_WHAT IS ASKED_.
Reproduce the listing below in full and without alteration, apart from its pictures.
##### DATA BLOCK
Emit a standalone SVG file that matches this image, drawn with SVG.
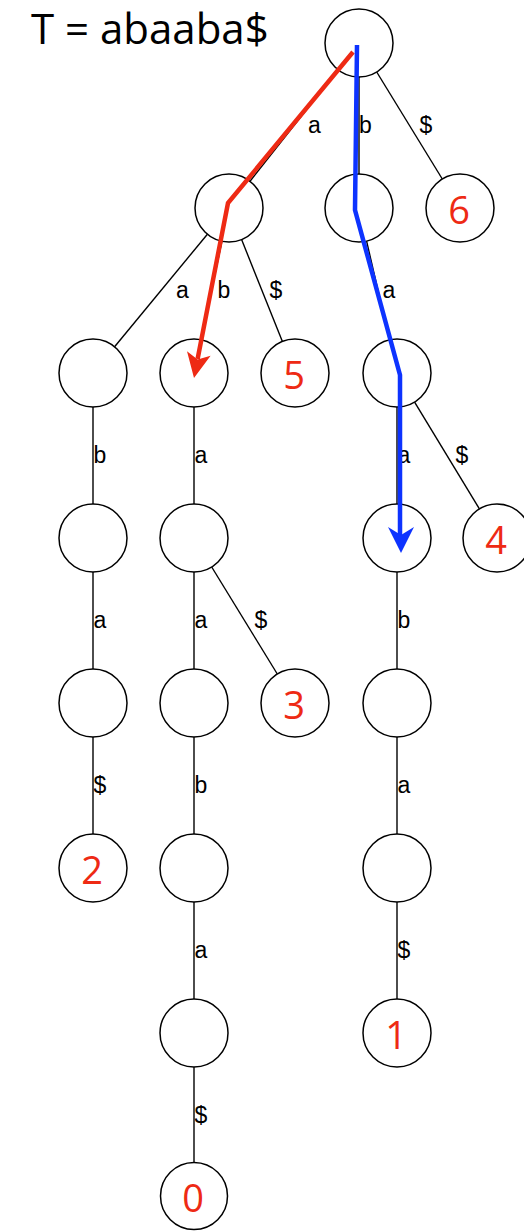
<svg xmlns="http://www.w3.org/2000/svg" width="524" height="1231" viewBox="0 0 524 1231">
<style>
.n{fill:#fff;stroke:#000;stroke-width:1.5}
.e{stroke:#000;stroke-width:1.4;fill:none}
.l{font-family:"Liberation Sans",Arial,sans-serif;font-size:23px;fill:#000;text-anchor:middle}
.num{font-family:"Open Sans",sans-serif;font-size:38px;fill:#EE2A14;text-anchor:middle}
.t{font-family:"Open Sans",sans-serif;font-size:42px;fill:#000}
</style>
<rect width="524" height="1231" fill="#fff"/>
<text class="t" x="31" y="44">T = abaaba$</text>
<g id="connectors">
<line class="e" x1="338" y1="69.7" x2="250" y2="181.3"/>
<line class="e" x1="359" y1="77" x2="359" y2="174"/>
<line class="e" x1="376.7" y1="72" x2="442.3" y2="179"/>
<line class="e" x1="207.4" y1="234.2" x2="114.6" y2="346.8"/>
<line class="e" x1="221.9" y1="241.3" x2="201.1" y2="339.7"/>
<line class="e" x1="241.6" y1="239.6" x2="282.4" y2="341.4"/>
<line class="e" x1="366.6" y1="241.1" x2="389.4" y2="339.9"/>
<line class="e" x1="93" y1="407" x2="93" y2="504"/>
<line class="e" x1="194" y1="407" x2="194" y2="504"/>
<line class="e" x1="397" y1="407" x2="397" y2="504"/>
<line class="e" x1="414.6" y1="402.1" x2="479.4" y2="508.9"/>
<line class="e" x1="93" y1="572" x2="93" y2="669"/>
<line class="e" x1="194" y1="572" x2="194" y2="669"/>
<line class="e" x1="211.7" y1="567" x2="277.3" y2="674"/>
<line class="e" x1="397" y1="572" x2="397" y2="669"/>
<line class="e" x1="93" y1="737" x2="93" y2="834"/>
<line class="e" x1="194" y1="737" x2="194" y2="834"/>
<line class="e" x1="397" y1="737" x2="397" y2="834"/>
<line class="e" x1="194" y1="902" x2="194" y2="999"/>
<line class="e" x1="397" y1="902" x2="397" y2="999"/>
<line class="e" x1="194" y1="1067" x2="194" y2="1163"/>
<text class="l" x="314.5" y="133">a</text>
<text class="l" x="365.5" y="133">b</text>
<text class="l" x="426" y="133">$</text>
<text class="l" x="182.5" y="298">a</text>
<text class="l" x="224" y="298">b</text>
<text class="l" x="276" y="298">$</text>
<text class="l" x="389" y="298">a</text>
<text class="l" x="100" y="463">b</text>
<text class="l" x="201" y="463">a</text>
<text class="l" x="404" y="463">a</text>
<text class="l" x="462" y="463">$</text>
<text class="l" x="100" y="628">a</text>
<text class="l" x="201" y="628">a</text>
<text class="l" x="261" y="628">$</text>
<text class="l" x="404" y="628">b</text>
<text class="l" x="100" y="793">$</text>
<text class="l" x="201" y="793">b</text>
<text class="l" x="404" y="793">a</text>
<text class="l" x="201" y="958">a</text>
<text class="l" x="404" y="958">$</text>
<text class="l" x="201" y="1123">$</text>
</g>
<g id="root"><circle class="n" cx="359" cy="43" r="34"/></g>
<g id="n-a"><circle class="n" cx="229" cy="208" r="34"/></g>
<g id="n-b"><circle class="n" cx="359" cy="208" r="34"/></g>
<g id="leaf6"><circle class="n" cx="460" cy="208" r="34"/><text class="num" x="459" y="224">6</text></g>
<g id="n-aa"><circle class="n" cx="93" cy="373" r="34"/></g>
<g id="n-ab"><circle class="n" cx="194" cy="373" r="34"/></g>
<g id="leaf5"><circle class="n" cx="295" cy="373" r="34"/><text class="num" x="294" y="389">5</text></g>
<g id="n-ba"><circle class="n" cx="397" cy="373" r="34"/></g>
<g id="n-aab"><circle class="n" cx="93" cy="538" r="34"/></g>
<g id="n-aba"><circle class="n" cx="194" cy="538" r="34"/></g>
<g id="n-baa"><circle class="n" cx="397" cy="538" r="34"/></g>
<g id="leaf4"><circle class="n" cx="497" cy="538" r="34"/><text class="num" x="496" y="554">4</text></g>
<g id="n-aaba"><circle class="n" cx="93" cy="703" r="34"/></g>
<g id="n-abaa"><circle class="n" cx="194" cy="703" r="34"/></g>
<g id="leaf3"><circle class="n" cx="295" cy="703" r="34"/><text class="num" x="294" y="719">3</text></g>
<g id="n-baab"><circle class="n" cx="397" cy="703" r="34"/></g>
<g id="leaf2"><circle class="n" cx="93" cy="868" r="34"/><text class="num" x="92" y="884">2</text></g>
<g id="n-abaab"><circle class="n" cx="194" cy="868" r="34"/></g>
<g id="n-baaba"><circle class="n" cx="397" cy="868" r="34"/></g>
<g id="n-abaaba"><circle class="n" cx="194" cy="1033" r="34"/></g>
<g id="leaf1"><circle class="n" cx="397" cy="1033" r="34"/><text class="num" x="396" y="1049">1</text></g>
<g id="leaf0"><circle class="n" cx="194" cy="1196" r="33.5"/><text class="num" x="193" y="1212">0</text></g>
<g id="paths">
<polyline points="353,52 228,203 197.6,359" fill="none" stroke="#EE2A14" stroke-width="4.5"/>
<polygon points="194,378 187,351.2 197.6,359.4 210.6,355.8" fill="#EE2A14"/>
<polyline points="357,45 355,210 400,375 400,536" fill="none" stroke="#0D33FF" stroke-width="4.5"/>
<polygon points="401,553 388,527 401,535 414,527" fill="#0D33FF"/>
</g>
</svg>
##########
_FULL RESPONSE_.
Emit a standalone SVG file that matches this image, drawn with SVG.
<svg xmlns="http://www.w3.org/2000/svg" width="524" height="1231" viewBox="0 0 524 1231">
<style>
.n{fill:#fff;stroke:#000;stroke-width:1.5}
.e{stroke:#000;stroke-width:1.4;fill:none}
.l{font-family:"Liberation Sans",Arial,sans-serif;font-size:23px;fill:#000;text-anchor:middle}
.num{font-family:"Open Sans",sans-serif;font-size:38px;fill:#EE2A14;text-anchor:middle}
.t{font-family:"Open Sans",sans-serif;font-size:42px;fill:#000}
</style>
<rect width="524" height="1231" fill="#fff"/>
<text class="t" x="31" y="44">T = abaaba$</text>
<g id="connectors">
<line class="e" x1="338" y1="69.7" x2="250" y2="181.3"/>
<line class="e" x1="359" y1="77" x2="359" y2="174"/>
<line class="e" x1="376.7" y1="72" x2="442.3" y2="179"/>
<line class="e" x1="207.4" y1="234.2" x2="114.6" y2="346.8"/>
<line class="e" x1="221.9" y1="241.3" x2="201.1" y2="339.7"/>
<line class="e" x1="241.6" y1="239.6" x2="282.4" y2="341.4"/>
<line class="e" x1="366.6" y1="241.1" x2="389.4" y2="339.9"/>
<line class="e" x1="93" y1="407" x2="93" y2="504"/>
<line class="e" x1="194" y1="407" x2="194" y2="504"/>
<line class="e" x1="397" y1="407" x2="397" y2="504"/>
<line class="e" x1="414.6" y1="402.1" x2="479.4" y2="508.9"/>
<line class="e" x1="93" y1="572" x2="93" y2="669"/>
<line class="e" x1="194" y1="572" x2="194" y2="669"/>
<line class="e" x1="211.7" y1="567" x2="277.3" y2="674"/>
<line class="e" x1="397" y1="572" x2="397" y2="669"/>
<line class="e" x1="93" y1="737" x2="93" y2="834"/>
<line class="e" x1="194" y1="737" x2="194" y2="834"/>
<line class="e" x1="397" y1="737" x2="397" y2="834"/>
<line class="e" x1="194" y1="902" x2="194" y2="999"/>
<line class="e" x1="397" y1="902" x2="397" y2="999"/>
<line class="e" x1="194" y1="1067" x2="194" y2="1163"/>
<text class="l" x="314.5" y="133">a</text>
<text class="l" x="365.5" y="133">b</text>
<text class="l" x="426" y="133">$</text>
<text class="l" x="182.5" y="298">a</text>
<text class="l" x="224" y="298">b</text>
<text class="l" x="276" y="298">$</text>
<text class="l" x="389" y="298">a</text>
<text class="l" x="100" y="463">b</text>
<text class="l" x="201" y="463">a</text>
<text class="l" x="404" y="463">a</text>
<text class="l" x="462" y="463">$</text>
<text class="l" x="100" y="628">a</text>
<text class="l" x="201" y="628">a</text>
<text class="l" x="261" y="628">$</text>
<text class="l" x="404" y="628">b</text>
<text class="l" x="100" y="793">$</text>
<text class="l" x="201" y="793">b</text>
<text class="l" x="404" y="793">a</text>
<text class="l" x="201" y="958">a</text>
<text class="l" x="404" y="958">$</text>
<text class="l" x="201" y="1123">$</text>
</g>
<g id="root"><circle class="n" cx="359" cy="43" r="34"/></g>
<g id="n-a"><circle class="n" cx="229" cy="208" r="34"/></g>
<g id="n-b"><circle class="n" cx="359" cy="208" r="34"/></g>
<g id="leaf6"><circle class="n" cx="460" cy="208" r="34"/><text class="num" x="459" y="224">6</text></g>
<g id="n-aa"><circle class="n" cx="93" cy="373" r="34"/></g>
<g id="n-ab"><circle class="n" cx="194" cy="373" r="34"/></g>
<g id="leaf5"><circle class="n" cx="295" cy="373" r="34"/><text class="num" x="294" y="389">5</text></g>
<g id="n-ba"><circle class="n" cx="397" cy="373" r="34"/></g>
<g id="n-aab"><circle class="n" cx="93" cy="538" r="34"/></g>
<g id="n-aba"><circle class="n" cx="194" cy="538" r="34"/></g>
<g id="n-baa"><circle class="n" cx="397" cy="538" r="34"/></g>
<g id="leaf4"><circle class="n" cx="497" cy="538" r="34"/><text class="num" x="496" y="554">4</text></g>
<g id="n-aaba"><circle class="n" cx="93" cy="703" r="34"/></g>
<g id="n-abaa"><circle class="n" cx="194" cy="703" r="34"/></g>
<g id="leaf3"><circle class="n" cx="295" cy="703" r="34"/><text class="num" x="294" y="719">3</text></g>
<g id="n-baab"><circle class="n" cx="397" cy="703" r="34"/></g>
<g id="leaf2"><circle class="n" cx="93" cy="868" r="34"/><text class="num" x="92" y="884">2</text></g>
<g id="n-abaab"><circle class="n" cx="194" cy="868" r="34"/></g>
<g id="n-baaba"><circle class="n" cx="397" cy="868" r="34"/></g>
<g id="n-abaaba"><circle class="n" cx="194" cy="1033" r="34"/></g>
<g id="leaf1"><circle class="n" cx="397" cy="1033" r="34"/><text class="num" x="396" y="1049">1</text></g>
<g id="leaf0"><circle class="n" cx="194" cy="1196" r="33.5"/><text class="num" x="193" y="1212">0</text></g>
<g id="paths">
<polyline points="353,52 228,203 197.6,359" fill="none" stroke="#EE2A14" stroke-width="4.5"/>
<polygon points="194,378 187,351.2 197.6,359.4 210.6,355.8" fill="#EE2A14"/>
<polyline points="357,45 355,210 400,375 400,536" fill="none" stroke="#0D33FF" stroke-width="4.5"/>
<polygon points="401,553 388,527 401,535 414,527" fill="#0D33FF"/>
</g>
</svg>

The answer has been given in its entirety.